Ismaïl Alaoui réclame lui aussi une réforme constitutionnelle. Cela boucle la boucle, puisque Abbas El Fassi et avec un sérieux bémol, Yazghi a fait la même chose. Les trois mettent, cependant, en avant la nécessité de la concertation avec le Palais royal, sachant que les réformes passées, et en particulier celle de 1996 qu’ils ont votée, etaient le fruit d’un bras de fer. Dans une phase transitoire, l’évolution des institutions politiques est à l’ordre du jour de manière quasi-mécanique. Encore faut-il que les autres chantiers de la réforme évoluent au point de la rendre inéluctable, parce que les institutions bloquent . Est-on dans cette situation ?
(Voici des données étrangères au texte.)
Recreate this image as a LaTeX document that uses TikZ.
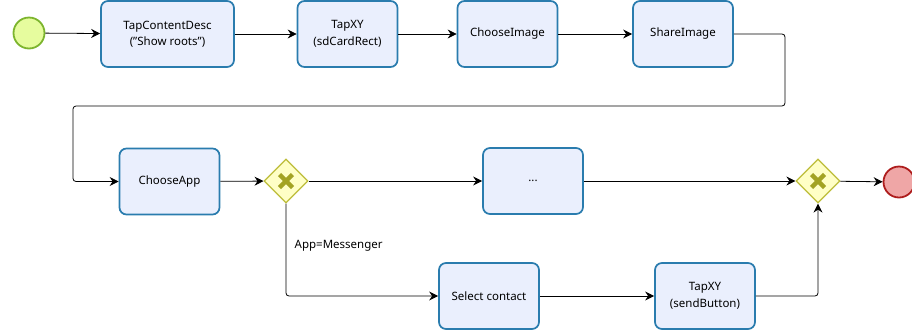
\documentclass[tikz,border=0pt]{standalone}
\usepackage{fontspec}
\setmainfont{Noto Sans}
\usetikzlibrary{arrows.meta,shapes.geometric}

\definecolor{taskfill}{HTML}{EAEFFD}
\definecolor{taskline}{HTML}{2A7CAE}
\definecolor{startfill}{HTML}{E6FC9E}
\definecolor{startline}{HTML}{7DB52E}
\definecolor{endfill}{HTML}{EFA6A6}
\definecolor{endline}{HTML}{AE1D1D}
\definecolor{gatefill}{HTML}{FFFFC6}
\definecolor{gateline}{HTML}{BDBD3A}
\definecolor{gatemark}{HTML}{A3A323}

\tikzset{
  task/.style={draw=taskline, fill=taskfill, line width=1.7pt, rounded corners=7pt,
    minimum width=100pt, minimum height=66pt, align=center,
    font=\fontsize{11.5}{16.5}\selectfont},
  gate/.style={diamond, draw=gateline, fill=gatefill, line width=1.2pt,
    minimum size=44pt, inner sep=0pt,
    path picture={
      \draw[gatemark, line width=4.5pt]
        ([shift={(-6.5pt,-6.5pt)}]path picture bounding box.center) -- ++(13pt,13pt)
        ([shift={(-6.5pt,6.5pt)}]path picture bounding box.center) -- ++(13pt,-13pt);
    }},
  event/.style={circle, line width=1.8pt, minimum size=31pt, inner sep=0pt},
  flow/.style={-{Stealth[length=9pt,width=9pt,inset=3pt]}, line width=0.8pt, rounded corners=3pt},
}

\begin{document}
\begin{tikzpicture}[x=1pt,y=-1pt]
  \useasboundingbox (0,0) rectangle (912,333);

  % first row
  \node[event, draw=startline, fill=startfill] (start) at (29,33) {};
  \node[task, minimum width=133pt] (desc)  at (167.5,34) {TapContentDesc\\("Show roots")};
  \node[task] (card)  at (347.5,34) {TapXY\\(sdCardRect)};
  \node[task] (image) at (507.5,34) {ChooseImage};
  \node[task] (share) at (683,34)   {ShareImage};

  % second row
  \node[task] (app)   at (169.5,181.5) {ChooseApp};
  \node[gate] (split) at (286,181) {};
  \node[task] (other) at (533,181) {...};
  \node[gate] (join)  at (818,181) {};
  \node[event, draw=endline, fill=endfill] (stop) at (899,182) {};

  % messenger branch
  \node[task] (contact) at (489,296) {Select contact};
  \node[task] (send)    at (705,296) {TapXY\\(sendButton)};

  \coordinate (wrapR) at (785,106);
  \coordinate (wrapL) at (73,106);

  \draw[flow] (start) -- (desc);
  \draw[flow] (desc)  -- (card);
  \draw[flow] (card)  -- (image);
  \draw[flow] (image) -- (share);
  \draw[flow] (share.east) -| (wrapR) -- (wrapL) |- (app.west);
  \draw[flow] (app)   -- (split);
  \draw[flow] (split) -- (other);
  \draw[flow] (other) -- (join);
  \draw[flow] (join)  -- (stop);
  \draw[flow] (split.south) |- node[pos=0.23, right=5pt, font=\fontsize{11.5}{14}\selectfont] {App=Messenger} (contact.west);
  \draw[flow] (contact) -- (send);
  \draw[flow] (send.east) -| (join.south);
\end{tikzpicture}
\end{document}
Si des partis au gouvernement réclament la réforme des institutions, cela devrait signifier que celles-ci sont inopérantes. Politiquement, cela impliquerait un retrait du gouvernement et la revendication d’une réforme institutionnelle. Ils font l’inverse, hurlent avec les loups et sauvegardent les postes et les rentes qui vont avec. Ce débat sur la Constitution, dans le contexte actuel, est une feuille de vigne censée cacher les tares de la classe politique. Elle est aussi le reflet d’une cécité politique porteuse de graves dangers.C’est Lénine qui disait des petits bourgeois qu’ils sortent avec un imperméable l’été et une culotte l’hiver. Une revendication politique n’a de pertinence qu’en fonction du contexte historique. Aujourd’hui sommes-nous face à une montée du mouvement des masses en faveur de l’approfondissement de la démocratie, du cantonnement des prérogatives royales et tutti quanti ! Assurément non. La réalité c’est que les masses n’en ont cure et se préoccupent beaucoup plus de leur vie quotidienne. Il n’y a pas mille Marocains pour croire que la nomination de Driss Jettou est responsable de leur situation.
La réalité, c’est que ces mêmes partis ont déserté les fronts. Le front idéologique totalement cédé aux intégristes fascisants, le front syndical où ils ne gardent que des poches insignifiantes, le front social où leur image est extrêmement brouillée par leur incohérence.
La réalité, c’est que la Constitution de 1996, qu’ils ont tous votée pour faciliter l’alternance n’a pas atteint ses limites, faute d’un combat au quotidien. Ni Youssoufi ni les ministres en activité n’ont jamais fait état d’un quelconque interventionnisme. Rappelons à ceux qui veulent réformer la Constitution sans l’avoir lue que le Premier ministre est censé définir et conduire la politique générale du gouvernement. C’est exactement dans les mêmes termes que la cinquième République française parle de sa primature. Sur le plan des principes, de l’esthétique politique, une nouvelle Constitution consacrant la souveraineté populaire est une belle chose. Tout démocrate y souscrirait sans hésitation s’il n’est pas… politique. Car encore une fois, le politique est enchaîné par la phase historique et le contexte du moment. Aujourd’hui, des dangers réels guettent le Maroc : le séparatisme, l’intégrisme et la crise sociale multiforme. Si le Roi tient le manche fermement au milieu de la tempête et maintient ses engagements modernistes, rien n’est acquis. L’avancée des forces rétrogrades est réelle sans être au niveau que les mêmes petits bourgeois nous annoncent après une soirée entre copains. Ce n’est pas la limitation des pouvoirs du Roi qui fera reculer l’obscurantisme, ni qui diminuera la virulence des agents d’une Algérie dopée par la hausse des prix du carburant. La science politique nous apprend que la Constitution prend acte des rapports sociaux réels et concocte le système le plus adapté pour les gérer. La revendication de réforme actuelle n’a pas de substance parce qu’elle est conçue in-vitro. Elle en aurait s’il y avait mobilisation autour des préoccupations du peuple, de l’idée de nation. Les Marocains aujourd’hui veulent une école formatrice assurant l‘égalité des chances, une santé publique accessible, des conditions de vie dignes. A moins de leur prouver que ce sont les institutions actuelles qui les en privent, il y a peu de chance qu’ils s’intéressent à la réforme constitutionnelle. Or, si ce sont ces institutions qui les en privent, que font nos partis au gouvernement?
Les dirigeants se trompent de période, nous sommes en phase de recul et non d’avancée du mouvement des masses, les mots d’ordre ne peuvent pas être identiques. Ils auront peut-être leur réformette qu’ils présenteront comme un grand acquis. Cela ne changera rien aux rapports au sein de la société et ne les dispensera pas du combat contre l’intégrisme s’ils veulent survivre. Ils n’en ont peut-être pas conscience, mais la montée de l’intégrisme met en péril, entre autres, leur propre survie.